PhD Dissertation Defense: Techniques and Solutions for Addressing Ransomware Attacks
Title: PhD Dissertation Defense: Techniques and Solutions for Addressing Ransomware Attacks
Speaker: Amin Kharraz, Northeastern University, College of Computer and Information Science PhD Candidate
Location: Northeastern University, 805 Columbus Avenue, 632 Interdisciplinary Science and Engineering Complex (ISEC), Boston, Massachusetts 02120
Ransomware is a form of extortion-based attack that locks the victim’s digital resources and requests money to release them. Although the concept of ransomware is not new (i.e., such attacks date back at least as far as the 1980s), this type of malware has recently experienced a resurgence in popularity. In fact, over the last few years, a number of high-profile ransomware attacks were reported. Very recently, WannaCry ransomware infected thousands of vulnerable machines around the world, and substantially disrupted critical services such as British healthcare system. Given the size and variety of threats we are facing today, having solutions to effectively detect and analyze unknown ransomware attacks seems necessary.

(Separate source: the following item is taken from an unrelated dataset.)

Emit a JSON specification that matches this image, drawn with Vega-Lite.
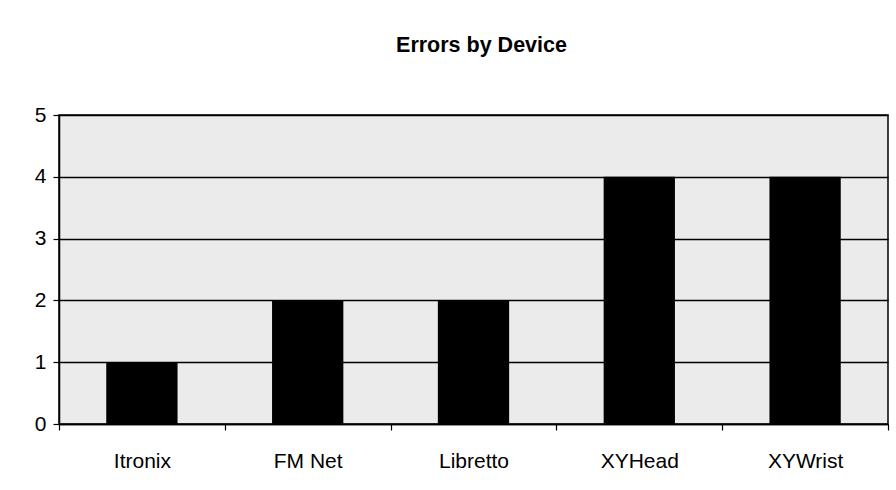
{
  "$schema": "https://vega.github.io/schema/vega-lite/v6.json",
  "width": 829,
  "height": 309,
  "autosize": {"type": "none"},
  "padding": {"left": 59, "top": 115, "right": 8, "bottom": 66},
  "background": "white",
  "title": {
    "text": "Errors by Device",
    "font": "Liberation Sans",
    "fontSize": 21.5,
    "fontWeight": "bold",
    "color": "black",
    "anchor": "middle",
    "offset": 48,
    "dx": 8
  },
  "data": {
    "values": [
      {"device": "Itronix", "errors": 1},
      {"device": "FM Net", "errors": 2},
      {"device": "Libretto", "errors": 2},
      {"device": "XYHead", "errors": 4},
      {"device": "XYWrist", "errors": 4}
    ]
  },
  "mark": {"type": "bar", "color": "black", "width": {"band": 0.43}},
  "encoding": {
    "x": {
      "field": "device",
      "type": "nominal",
      "sort": null,
      "scale": {"paddingInner": 0, "paddingOuter": 0},
      "axis": {
        "title": null,
        "labelAngle": 0,
        "labelFont": "Liberation Sans",
        "labelFontSize": 21,
        "labelColor": "black",
        "labelPadding": 20,
        "tickBand": "extent",
        "tickColor": "black",
        "tickSize": 6,
        "tickWidth": 1.2,
        "domainColor": "black",
        "domainWidth": 1.5,
        "grid": false
      }
    },
    "y": {
      "field": "errors",
      "type": "quantitative",
      "scale": {"domain": [0, 5], "nice": false},
      "axis": {
        "title": null,
        "values": [0, 1, 2, 3, 4, 5],
        "labelFont": "Liberation Sans",
        "labelFontSize": 21,
        "labelColor": "black",
        "labelPadding": 7,
        "tickColor": "black",
        "tickSize": 6,
        "tickWidth": 1.2,
        "domainColor": "black",
        "domainWidth": 1.5,
        "grid": true,
        "gridColor": "black",
        "gridWidth": 1.3,
        "gridOpacity": 1
      }
    }
  },
  "config": {
    "view": {"fill": "#ebebeb", "stroke": "black", "strokeWidth": 1.5}
  }
}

In this thesis, we argue that it is possible to develop novel defense mechanisms, and protect user data from a large number of cryptographic ransomware attacks. To support this claim, in the first part of the thesis, we perform an evolutionary-based analysis to understand the destructive behavior of ransomware attacks. We show that by monitoring the interaction of malicious processes with the operating system, it is possible to design practical defense mechanisms that could stop even very successful cryptographic ransomware attacks.

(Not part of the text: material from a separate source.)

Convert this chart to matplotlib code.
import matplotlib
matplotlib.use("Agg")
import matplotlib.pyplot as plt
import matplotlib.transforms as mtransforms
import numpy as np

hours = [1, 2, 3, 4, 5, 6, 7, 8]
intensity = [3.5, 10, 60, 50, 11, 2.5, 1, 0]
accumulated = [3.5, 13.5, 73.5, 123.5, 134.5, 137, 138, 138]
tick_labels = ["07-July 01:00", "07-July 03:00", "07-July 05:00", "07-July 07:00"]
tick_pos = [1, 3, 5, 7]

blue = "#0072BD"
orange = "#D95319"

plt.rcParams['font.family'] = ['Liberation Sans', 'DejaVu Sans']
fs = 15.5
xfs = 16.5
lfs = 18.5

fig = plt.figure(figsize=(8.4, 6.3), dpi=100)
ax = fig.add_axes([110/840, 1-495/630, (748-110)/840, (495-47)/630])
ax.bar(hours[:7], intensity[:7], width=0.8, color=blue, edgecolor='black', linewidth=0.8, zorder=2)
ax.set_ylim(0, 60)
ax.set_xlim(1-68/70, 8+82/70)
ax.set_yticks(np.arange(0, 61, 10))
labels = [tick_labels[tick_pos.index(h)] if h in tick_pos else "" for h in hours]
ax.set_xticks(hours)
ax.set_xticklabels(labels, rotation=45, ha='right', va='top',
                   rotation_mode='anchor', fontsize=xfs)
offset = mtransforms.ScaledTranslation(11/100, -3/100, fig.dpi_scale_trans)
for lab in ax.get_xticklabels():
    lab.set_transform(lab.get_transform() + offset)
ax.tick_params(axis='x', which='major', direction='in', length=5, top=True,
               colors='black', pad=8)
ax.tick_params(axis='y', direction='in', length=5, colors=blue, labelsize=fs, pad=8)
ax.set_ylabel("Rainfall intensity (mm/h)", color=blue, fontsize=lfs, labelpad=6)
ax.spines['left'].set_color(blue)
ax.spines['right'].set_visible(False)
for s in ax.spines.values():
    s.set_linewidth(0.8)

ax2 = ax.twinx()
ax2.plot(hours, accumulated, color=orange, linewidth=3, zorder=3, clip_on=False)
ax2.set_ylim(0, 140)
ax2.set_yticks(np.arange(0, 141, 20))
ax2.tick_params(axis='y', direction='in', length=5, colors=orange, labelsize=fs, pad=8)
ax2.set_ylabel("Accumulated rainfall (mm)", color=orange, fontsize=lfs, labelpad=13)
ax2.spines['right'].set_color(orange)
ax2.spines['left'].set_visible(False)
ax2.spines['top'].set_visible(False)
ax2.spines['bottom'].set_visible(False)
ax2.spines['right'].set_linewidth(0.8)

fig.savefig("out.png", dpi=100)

In the second part, we propose a novel dynamic analysis system, called Unveil, that is designed to analyze ransomware attacks, and model their interactions. In the third and the last part, we propose an end-point framework, called Redemption, to protect user data from ransomware attacks. We present an operating system-independent design, and also provide implementation details which show that such lightweight solutions could be integrated into existing operating systems while achieving zero data loss in a large number of successful ransomware attacks.
About the Speaker
Amin is a PhD student in the Information Assurance program at Northeastern University, advised by Professors Engin Kirda and William Robertson. His research interest lies in the area of systems security with focus on malware detection and web.